_What you need to do:_ Set the listing down again in full, word for word, with the pictures left out.

--- Start ---

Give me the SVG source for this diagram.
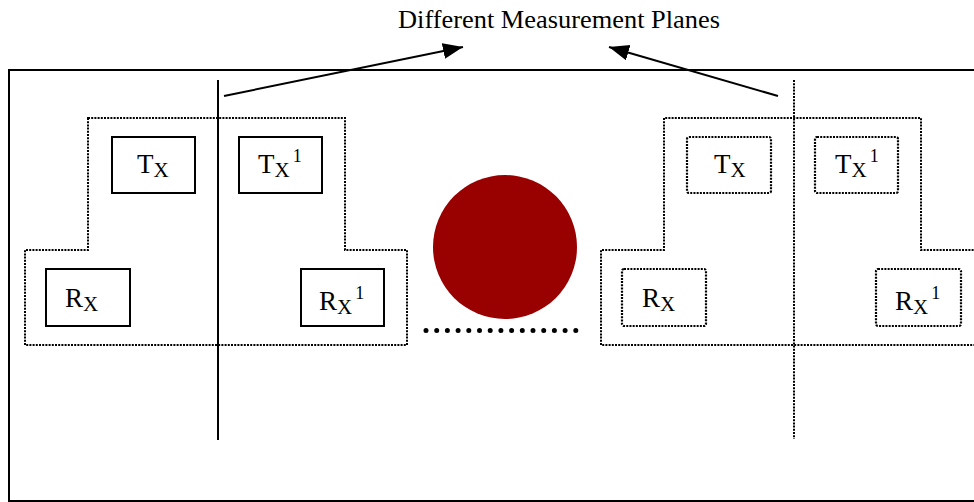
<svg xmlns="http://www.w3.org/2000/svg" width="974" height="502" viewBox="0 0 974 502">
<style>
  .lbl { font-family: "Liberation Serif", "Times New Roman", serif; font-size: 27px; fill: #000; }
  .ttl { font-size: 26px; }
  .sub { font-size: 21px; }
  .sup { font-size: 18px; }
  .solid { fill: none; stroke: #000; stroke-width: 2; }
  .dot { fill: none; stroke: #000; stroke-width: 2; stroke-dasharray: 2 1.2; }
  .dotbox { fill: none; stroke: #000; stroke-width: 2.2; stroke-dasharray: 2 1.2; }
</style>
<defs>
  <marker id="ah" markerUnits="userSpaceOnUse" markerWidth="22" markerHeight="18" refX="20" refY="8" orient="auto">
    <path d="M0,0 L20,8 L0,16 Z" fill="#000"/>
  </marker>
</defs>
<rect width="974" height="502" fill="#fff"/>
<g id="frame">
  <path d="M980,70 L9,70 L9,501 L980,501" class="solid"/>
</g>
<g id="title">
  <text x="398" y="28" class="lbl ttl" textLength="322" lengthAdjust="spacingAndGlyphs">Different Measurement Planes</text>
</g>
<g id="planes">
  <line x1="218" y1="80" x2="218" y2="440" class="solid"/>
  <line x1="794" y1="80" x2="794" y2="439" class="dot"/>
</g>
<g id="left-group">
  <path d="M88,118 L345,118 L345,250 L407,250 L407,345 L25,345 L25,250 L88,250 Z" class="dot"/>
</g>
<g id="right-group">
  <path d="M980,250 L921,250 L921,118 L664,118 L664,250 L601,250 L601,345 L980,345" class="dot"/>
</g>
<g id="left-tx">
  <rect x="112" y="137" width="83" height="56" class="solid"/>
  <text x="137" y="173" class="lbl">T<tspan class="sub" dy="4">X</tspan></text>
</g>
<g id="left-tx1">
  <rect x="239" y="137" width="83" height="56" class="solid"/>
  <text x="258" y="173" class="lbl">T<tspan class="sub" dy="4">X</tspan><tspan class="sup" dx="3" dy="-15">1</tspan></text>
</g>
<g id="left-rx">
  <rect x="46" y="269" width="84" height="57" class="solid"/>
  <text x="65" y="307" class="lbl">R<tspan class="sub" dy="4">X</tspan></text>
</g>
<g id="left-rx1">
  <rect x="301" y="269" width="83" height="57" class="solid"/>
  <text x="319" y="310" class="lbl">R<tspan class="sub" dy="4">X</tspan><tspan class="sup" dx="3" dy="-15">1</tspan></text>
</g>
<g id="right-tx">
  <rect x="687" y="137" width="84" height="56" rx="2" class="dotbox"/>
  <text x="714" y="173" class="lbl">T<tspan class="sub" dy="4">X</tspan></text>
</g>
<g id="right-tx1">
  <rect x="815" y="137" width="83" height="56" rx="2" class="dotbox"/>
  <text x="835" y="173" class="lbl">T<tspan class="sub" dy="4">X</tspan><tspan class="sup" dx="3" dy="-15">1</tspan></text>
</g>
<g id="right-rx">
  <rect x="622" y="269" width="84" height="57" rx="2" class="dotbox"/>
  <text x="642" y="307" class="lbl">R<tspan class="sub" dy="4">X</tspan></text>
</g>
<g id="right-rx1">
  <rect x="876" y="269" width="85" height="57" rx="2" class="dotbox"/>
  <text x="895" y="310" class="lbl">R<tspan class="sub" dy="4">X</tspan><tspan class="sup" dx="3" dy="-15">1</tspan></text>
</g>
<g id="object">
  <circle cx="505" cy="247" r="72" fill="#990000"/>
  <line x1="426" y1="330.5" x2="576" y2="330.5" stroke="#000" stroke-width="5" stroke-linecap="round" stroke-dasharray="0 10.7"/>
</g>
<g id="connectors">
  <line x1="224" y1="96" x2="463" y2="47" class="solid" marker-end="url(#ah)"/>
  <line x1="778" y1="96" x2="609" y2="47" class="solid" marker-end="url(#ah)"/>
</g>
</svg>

--- End ---

_Exercise solution:_
Give me the SVG source for this diagram.
<svg xmlns="http://www.w3.org/2000/svg" width="974" height="502" viewBox="0 0 974 502">
<style>
  .lbl { font-family: "Liberation Serif", "Times New Roman", serif; font-size: 27px; fill: #000; }
  .ttl { font-size: 26px; }
  .sub { font-size: 21px; }
  .sup { font-size: 18px; }
  .solid { fill: none; stroke: #000; stroke-width: 2; }
  .dot { fill: none; stroke: #000; stroke-width: 2; stroke-dasharray: 2 1.2; }
  .dotbox { fill: none; stroke: #000; stroke-width: 2.2; stroke-dasharray: 2 1.2; }
</style>
<defs>
  <marker id="ah" markerUnits="userSpaceOnUse" markerWidth="22" markerHeight="18" refX="20" refY="8" orient="auto">
    <path d="M0,0 L20,8 L0,16 Z" fill="#000"/>
  </marker>
</defs>
<rect width="974" height="502" fill="#fff"/>
<g id="frame">
  <path d="M980,70 L9,70 L9,501 L980,501" class="solid"/>
</g>
<g id="title">
  <text x="398" y="28" class="lbl ttl" textLength="322" lengthAdjust="spacingAndGlyphs">Different Measurement Planes</text>
</g>
<g id="planes">
  <line x1="218" y1="80" x2="218" y2="440" class="solid"/>
  <line x1="794" y1="80" x2="794" y2="439" class="dot"/>
</g>
<g id="left-group">
  <path d="M88,118 L345,118 L345,250 L407,250 L407,345 L25,345 L25,250 L88,250 Z" class="dot"/>
</g>
<g id="right-group">
  <path d="M980,250 L921,250 L921,118 L664,118 L664,250 L601,250 L601,345 L980,345" class="dot"/>
</g>
<g id="left-tx">
  <rect x="112" y="137" width="83" height="56" class="solid"/>
  <text x="137" y="173" class="lbl">T<tspan class="sub" dy="4">X</tspan></text>
</g>
<g id="left-tx1">
  <rect x="239" y="137" width="83" height="56" class="solid"/>
  <text x="258" y="173" class="lbl">T<tspan class="sub" dy="4">X</tspan><tspan class="sup" dx="3" dy="-15">1</tspan></text>
</g>
<g id="left-rx">
  <rect x="46" y="269" width="84" height="57" class="solid"/>
  <text x="65" y="307" class="lbl">R<tspan class="sub" dy="4">X</tspan></text>
</g>
<g id="left-rx1">
  <rect x="301" y="269" width="83" height="57" class="solid"/>
  <text x="319" y="310" class="lbl">R<tspan class="sub" dy="4">X</tspan><tspan class="sup" dx="3" dy="-15">1</tspan></text>
</g>
<g id="right-tx">
  <rect x="687" y="137" width="84" height="56" rx="2" class="dotbox"/>
  <text x="714" y="173" class="lbl">T<tspan class="sub" dy="4">X</tspan></text>
</g>
<g id="right-tx1">
  <rect x="815" y="137" width="83" height="56" rx="2" class="dotbox"/>
  <text x="835" y="173" class="lbl">T<tspan class="sub" dy="4">X</tspan><tspan class="sup" dx="3" dy="-15">1</tspan></text>
</g>
<g id="right-rx">
  <rect x="622" y="269" width="84" height="57" rx="2" class="dotbox"/>
  <text x="642" y="307" class="lbl">R<tspan class="sub" dy="4">X</tspan></text>
</g>
<g id="right-rx1">
  <rect x="876" y="269" width="85" height="57" rx="2" class="dotbox"/>
  <text x="895" y="310" class="lbl">R<tspan class="sub" dy="4">X</tspan><tspan class="sup" dx="3" dy="-15">1</tspan></text>
</g>
<g id="object">
  <circle cx="505" cy="247" r="72" fill="#990000"/>
  <line x1="426" y1="330.5" x2="576" y2="330.5" stroke="#000" stroke-width="5" stroke-linecap="round" stroke-dasharray="0 10.7"/>
</g>
<g id="connectors">
  <line x1="224" y1="96" x2="463" y2="47" class="solid" marker-end="url(#ah)"/>
  <line x1="778" y1="96" x2="609" y2="47" class="solid" marker-end="url(#ah)"/>
</g>
</svg>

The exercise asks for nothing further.